──────── Given data
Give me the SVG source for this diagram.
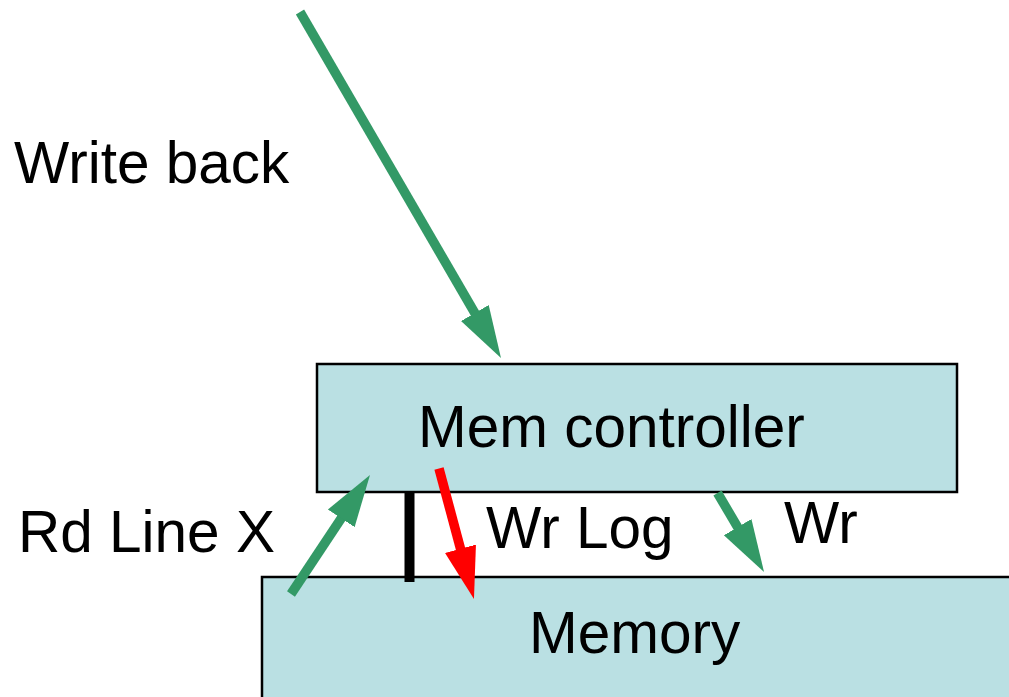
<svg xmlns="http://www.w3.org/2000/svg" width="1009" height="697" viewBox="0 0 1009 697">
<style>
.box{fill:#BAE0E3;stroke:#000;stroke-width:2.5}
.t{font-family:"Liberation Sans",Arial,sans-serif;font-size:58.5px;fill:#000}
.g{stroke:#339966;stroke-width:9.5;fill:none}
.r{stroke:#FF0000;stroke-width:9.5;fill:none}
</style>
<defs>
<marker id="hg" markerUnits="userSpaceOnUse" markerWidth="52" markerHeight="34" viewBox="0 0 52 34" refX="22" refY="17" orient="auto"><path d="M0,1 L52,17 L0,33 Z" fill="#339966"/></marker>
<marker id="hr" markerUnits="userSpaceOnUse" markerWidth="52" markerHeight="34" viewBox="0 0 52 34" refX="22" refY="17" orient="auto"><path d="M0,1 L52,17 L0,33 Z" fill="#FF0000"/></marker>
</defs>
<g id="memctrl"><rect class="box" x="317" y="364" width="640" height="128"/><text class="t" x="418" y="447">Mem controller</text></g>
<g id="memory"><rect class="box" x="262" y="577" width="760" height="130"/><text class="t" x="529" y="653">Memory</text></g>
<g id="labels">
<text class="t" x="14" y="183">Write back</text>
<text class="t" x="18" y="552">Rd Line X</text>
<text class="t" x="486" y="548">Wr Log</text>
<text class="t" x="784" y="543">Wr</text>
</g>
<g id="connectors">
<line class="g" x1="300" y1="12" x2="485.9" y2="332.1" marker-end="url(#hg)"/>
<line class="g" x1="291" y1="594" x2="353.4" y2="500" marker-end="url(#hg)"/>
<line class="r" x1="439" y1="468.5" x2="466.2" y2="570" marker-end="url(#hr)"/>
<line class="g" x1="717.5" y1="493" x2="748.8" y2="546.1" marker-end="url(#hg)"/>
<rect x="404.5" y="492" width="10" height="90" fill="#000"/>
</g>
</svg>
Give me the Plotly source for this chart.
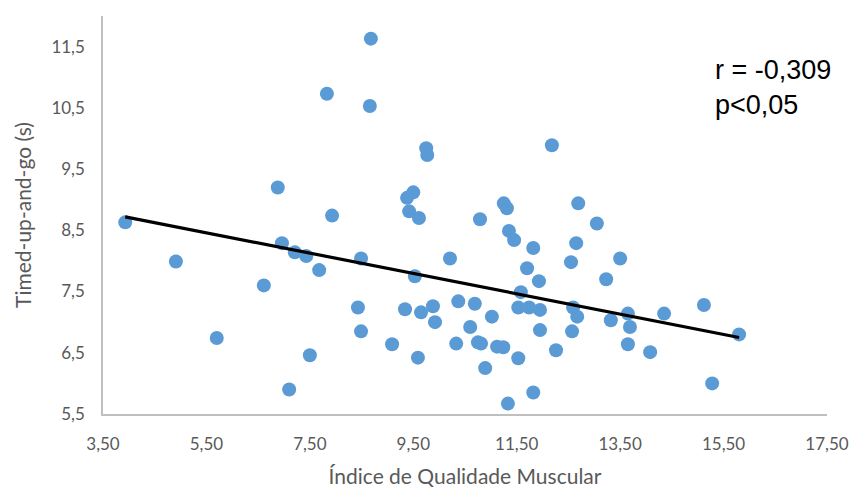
────────────────
## What you have to do
Transcribe all of the entries word for word, but skip any pictures they contain.

## Result of this exercise
Give me the SVG source for this diagram.
<svg xmlns="http://www.w3.org/2000/svg" width="1009" height="697" viewBox="0 0 1009 697">
<style>
.box{fill:#BAE0E3;stroke:#000;stroke-width:2.5}
.t{font-family:"Liberation Sans",Arial,sans-serif;font-size:58.5px;fill:#000}
.g{stroke:#339966;stroke-width:9.5;fill:none}
.r{stroke:#FF0000;stroke-width:9.5;fill:none}
</style>
<defs>
<marker id="hg" markerUnits="userSpaceOnUse" markerWidth="52" markerHeight="34" viewBox="0 0 52 34" refX="22" refY="17" orient="auto"><path d="M0,1 L52,17 L0,33 Z" fill="#339966"/></marker>
<marker id="hr" markerUnits="userSpaceOnUse" markerWidth="52" markerHeight="34" viewBox="0 0 52 34" refX="22" refY="17" orient="auto"><path d="M0,1 L52,17 L0,33 Z" fill="#FF0000"/></marker>
</defs>
<g id="memctrl"><rect class="box" x="317" y="364" width="640" height="128"/><text class="t" x="418" y="447">Mem controller</text></g>
<g id="memory"><rect class="box" x="262" y="577" width="760" height="130"/><text class="t" x="529" y="653">Memory</text></g>
<g id="labels">
<text class="t" x="14" y="183">Write back</text>
<text class="t" x="18" y="552">Rd Line X</text>
<text class="t" x="486" y="548">Wr Log</text>
<text class="t" x="784" y="543">Wr</text>
</g>
<g id="connectors">
<line class="g" x1="300" y1="12" x2="485.9" y2="332.1" marker-end="url(#hg)"/>
<line class="g" x1="291" y1="594" x2="353.4" y2="500" marker-end="url(#hg)"/>
<line class="r" x1="439" y1="468.5" x2="466.2" y2="570" marker-end="url(#hr)"/>
<line class="g" x1="717.5" y1="493" x2="748.8" y2="546.1" marker-end="url(#hg)"/>
<rect x="404.5" y="492" width="10" height="90" fill="#000"/>
</g>
</svg>
Give me the Plotly source for this chart.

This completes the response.